**Instructions to follow**
Copy exactly the lines from the start of the material through the line with "fill=black!25] (que) at". Pictures stay out of the copy.

**Data excerpt**
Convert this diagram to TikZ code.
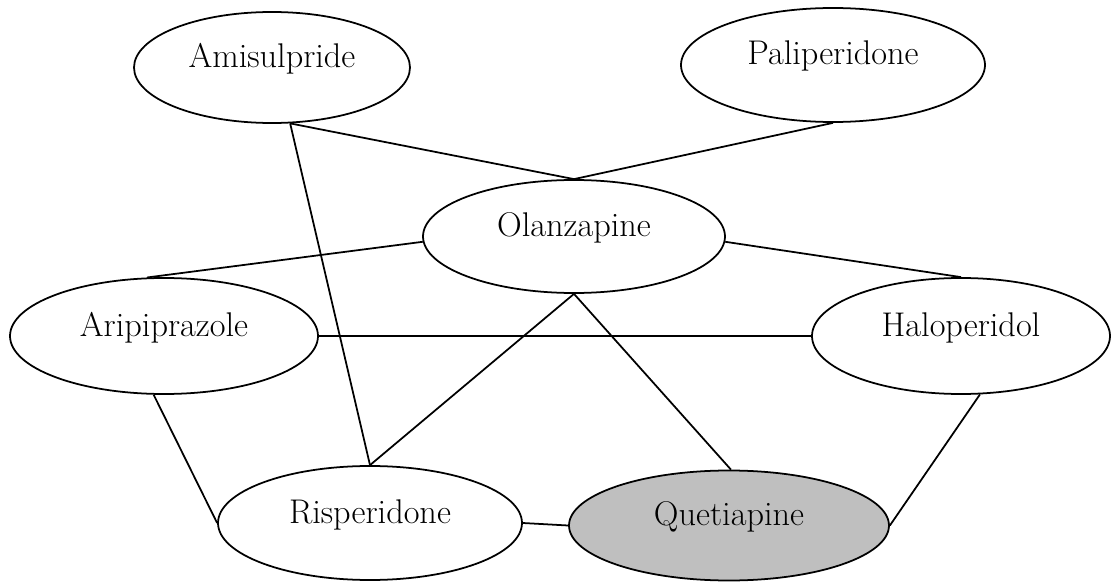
\documentclass[tikz,border=0pt]{standalone}
\usepackage{tikz}
\usetikzlibrary{shapes.geometric}

\tikzset{
  drug/.style={draw, ellipse, line width=1pt, inner sep=0pt,
    text height=0.5cm, text depth=0.5cm,
    font=\fontsize{19.5}{23}\selectfont},
  link/.style={line width=1pt}
}

\begin{document}
\begin{tikzpicture}

  \useasboundingbox (0,0) rectangle (22.24,11.68);

  \node[drug, minimum width=5.52cm, minimum height=2.22cm] (ami) at (5.44, 10.33) {Amisulpride};
  \node[drug, minimum width=6.08cm, minimum height=2.28cm] (pal) at (16.66,10.38) {Paliperidone};
  \node[drug, minimum width=6.04cm, minimum height=2.26cm] (ola) at (11.48, 6.95) {Olanzapine};
  \node[drug, minimum width=6.16cm, minimum height=2.32cm] (ari) at (3.28, 4.96)  {Aripiprazole};
  \node[drug, minimum width=5.96cm, minimum height=2.32cm] (hal) at (19.22, 4.96) {Haloperidol};
  \node[drug, minimum width=6.08cm, minimum height=2.28cm] (ris) at (7.40, 1.22)  {Risperidone};
  \node[drug, minimum width=6.40cm, minimum height=2.20cm,
        fill=black!25] (que) at (14.58, 1.17) {Quetiapine};

  \draw [link] (ami.-72)   -- (ola.north) ;
  \draw [link] (pal.south) -- (ola.north) ;
  \draw [link] (ami.-72)   -- (ris.north) ;
  \draw [link] (ola.182)   -- (ari.106)   ;
  \draw [link] (ola.-2)    -- (hal.north) ;
  \draw [link] (ari.east)  -- (hal.west)  ;
  \draw [link] (ola.south) -- (ris.north) ;
  \draw [link] (ola.south) -- (que.88)    ;
  \draw [link] (ari.-100)  -- (ris.west)  ;
  \draw [link] (ris.east)  -- (que.west)  ;
  \draw [link] (hal.-72)   -- (que.east)  ;

\end{tikzpicture}
\end{document}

**Completed exercise**
Convert this diagram to TikZ code.
\documentclass[tikz,border=0pt]{standalone}
\usepackage{tikz}
\usetikzlibrary{shapes.geometric}

\tikzset{
  drug/.style={draw, ellipse, line width=1pt, inner sep=0pt,
    text height=0.5cm, text depth=0.5cm,
    font=\fontsize{19.5}{23}\selectfont},
  link/.style={line width=1pt}
}

\begin{document}
\begin{tikzpicture}

  \useasboundingbox (0,0) rectangle (22.24,11.68);

  \node[drug, minimum width=5.52cm, minimum height=2.22cm] (ami) at (5.44, 10.33) {Amisulpride};
  \node[drug, minimum width=6.08cm, minimum height=2.28cm] (pal) at (16.66,10.38) {Paliperidone};
  \node[drug, minimum width=6.04cm, minimum height=2.26cm] (ola) at (11.48, 6.95) {Olanzapine};
  \node[drug, minimum width=6.16cm, minimum height=2.32cm] (ari) at (3.28, 4.96)  {Aripiprazole};
  \node[drug, minimum width=5.96cm, minimum height=2.32cm] (hal) at (19.22, 4.96) {Haloperidol};
  \node[drug, minimum width=6.08cm, minimum height=2.28cm] (ris) at (7.40, 1.22)  {Risperidone};
  \node[drug, minimum width=6.40cm, minimum height=2.20cm,
        fill=black!25] (que) at (14.58, 1.17) {Quetiapine};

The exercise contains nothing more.